═════ PROVIDED MATERIAL ═════

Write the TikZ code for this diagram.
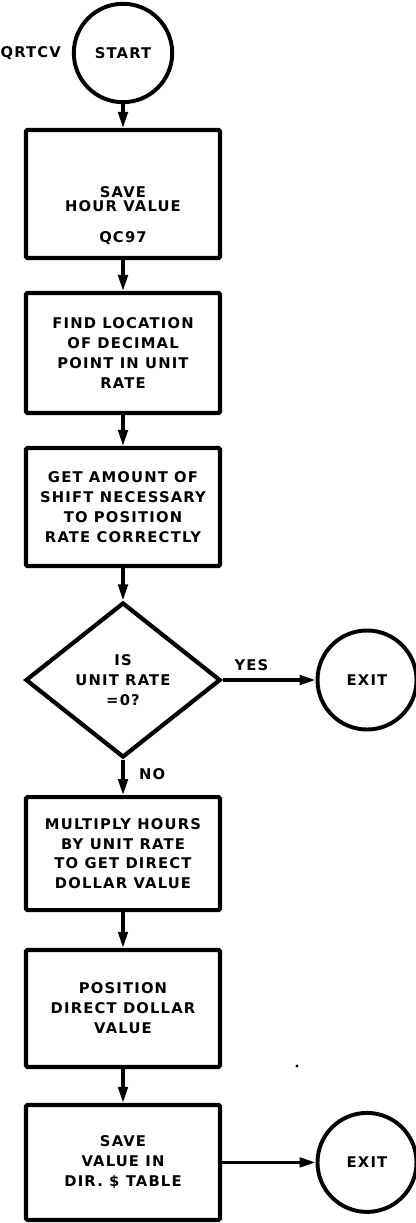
\documentclass[tikz,border=0pt]{standalone}
\usepackage{fontspec}
\setmainfont{DejaVu Sans}[LetterSpace=8]
\usetikzlibrary{shapes.geometric,arrows.meta,positioning}

\begin{document}
\begin{tikzpicture}[
    every node/.style={font=\fontsize{10.5pt}{14.2pt}\selectfont\bfseries, align=center},
    box/.style={draw, line width=3pt, rounded corners=1pt, minimum width=4.85cm, inner sep=0pt},
    term/.style={draw, circle, line width=2.8pt, inner sep=0pt},
    decision/.style={draw, diamond, aspect=1.25, line width=3pt, inner sep=0pt,
                     minimum width=4.875cm, minimum height=3.875cm},
    flow/.style={line width=2.2pt, -{Triangle[length=4mm,width=2.4mm]}}
]
\useasboundingbox (0,0) rectangle (10.4,-30.575);

% main column
\node[term, minimum size=2.46cm] (start) at (3.075,-1.325) {START};
\node (qrtcv) [left=0.15cm of start] {QRTCV};
\node[box, minimum height=3.2cm] (save) at (3.075,-4.85) {};
\node (saveT) at (3.075,-5.39) {SAVE\\[-4pt]HOUR VALUE\\[8pt]QC97};
\node[box, minimum height=3cm] (find) at (3.075,-8.825) {FIND LOCATION\\OF DECIMAL\\POINT IN UNIT\\RATE};
\node[box, minimum height=2.95cm] (shift) at (3.075,-12.675) {GET AMOUNT OF\\SHIFT NECESSARY\\TO POSITION\\RATE CORRECTLY};
\node[decision] (test) at (3.075,-17) {IS\\UNIT RATE\\=0?};
\node[box, minimum height=2.825cm] (mult) at (3.075,-21.34) {MULTIPLY HOURS\\BY UNIT RATE\\TO GET DIRECT\\DOLLAR VALUE};
\node[box, minimum height=2.925cm] (posn) at (3.075,-25.21) {POSITION\\DIRECT DOLLAR\\VALUE};
\node[box, minimum height=2.875cm] (store) at (3.075,-29.06) {SAVE\\VALUE IN\\DIR. \$ TABLE};

% exits
\node[term, minimum size=2.475cm] (exitA) at (9.175,-17) {EXIT};
\node[term, minimum size=2.475cm] (exitB) at (9.175,-29.06) {EXIT};

\draw[flow] (start) -- (save);
\draw[flow] (save) -- (find);
\draw[flow] (find) -- (shift);
\draw[flow] (shift) -- (test);
\draw[flow] (test) -- node[pos=0.31, above=2pt] {YES} (exitA);
\draw[flow] (test) -- node[pos=0.41, right=7pt] {NO} (mult);
\draw[flow] (mult) -- (posn);
\draw[flow] (posn) -- (store);
\draw[flow] (store) -- (exitB);

\fill (7.425,-26.65) circle (0.04);
\end{tikzpicture}
\end{document}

═════

» **EXERCISE**: Take the data above and repeat it exactly, leaving each picture out.

» **TASK SOLUTION**:
Write the TikZ code for this diagram.
\documentclass[tikz,border=0pt]{standalone}
\usepackage{fontspec}
\setmainfont{DejaVu Sans}[LetterSpace=8]
\usetikzlibrary{shapes.geometric,arrows.meta,positioning}

\begin{document}
\begin{tikzpicture}[
    every node/.style={font=\fontsize{10.5pt}{14.2pt}\selectfont\bfseries, align=center},
    box/.style={draw, line width=3pt, rounded corners=1pt, minimum width=4.85cm, inner sep=0pt},
    term/.style={draw, circle, line width=2.8pt, inner sep=0pt},
    decision/.style={draw, diamond, aspect=1.25, line width=3pt, inner sep=0pt,
                     minimum width=4.875cm, minimum height=3.875cm},
    flow/.style={line width=2.2pt, -{Triangle[length=4mm,width=2.4mm]}}
]
\useasboundingbox (0,0) rectangle (10.4,-30.575);

% main column
\node[term, minimum size=2.46cm] (start) at (3.075,-1.325) {START};
\node (qrtcv) [left=0.15cm of start] {QRTCV};
\node[box, minimum height=3.2cm] (save) at (3.075,-4.85) {};
\node (saveT) at (3.075,-5.39) {SAVE\\[-4pt]HOUR VALUE\\[8pt]QC97};
\node[box, minimum height=3cm] (find) at (3.075,-8.825) {FIND LOCATION\\OF DECIMAL\\POINT IN UNIT\\RATE};
\node[box, minimum height=2.95cm] (shift) at (3.075,-12.675) {GET AMOUNT OF\\SHIFT NECESSARY\\TO POSITION\\RATE CORRECTLY};
\node[decision] (test) at (3.075,-17) {IS\\UNIT RATE\\=0?};
\node[box, minimum height=2.825cm] (mult) at (3.075,-21.34) {MULTIPLY HOURS\\BY UNIT RATE\\TO GET DIRECT\\DOLLAR VALUE};
\node[box, minimum height=2.925cm] (posn) at (3.075,-25.21) {POSITION\\DIRECT DOLLAR\\VALUE};
\node[box, minimum height=2.875cm] (store) at (3.075,-29.06) {SAVE\\VALUE IN\\DIR. \$ TABLE};

% exits
\node[term, minimum size=2.475cm] (exitA) at (9.175,-17) {EXIT};
\node[term, minimum size=2.475cm] (exitB) at (9.175,-29.06) {EXIT};

\draw[flow] (start) -- (save);
\draw[flow] (save) -- (find);
\draw[flow] (find) -- (shift);
\draw[flow] (shift) -- (test);
\draw[flow] (test) -- node[pos=0.31, above=2pt] {YES} (exitA);
\draw[flow] (test) -- node[pos=0.41, right=7pt] {NO} (mult);
\draw[flow] (mult) -- (posn);
\draw[flow] (posn) -- (store);
\draw[flow] (store) -- (exitB);

\fill (7.425,-26.65) circle (0.04);
\end{tikzpicture}
\end{document}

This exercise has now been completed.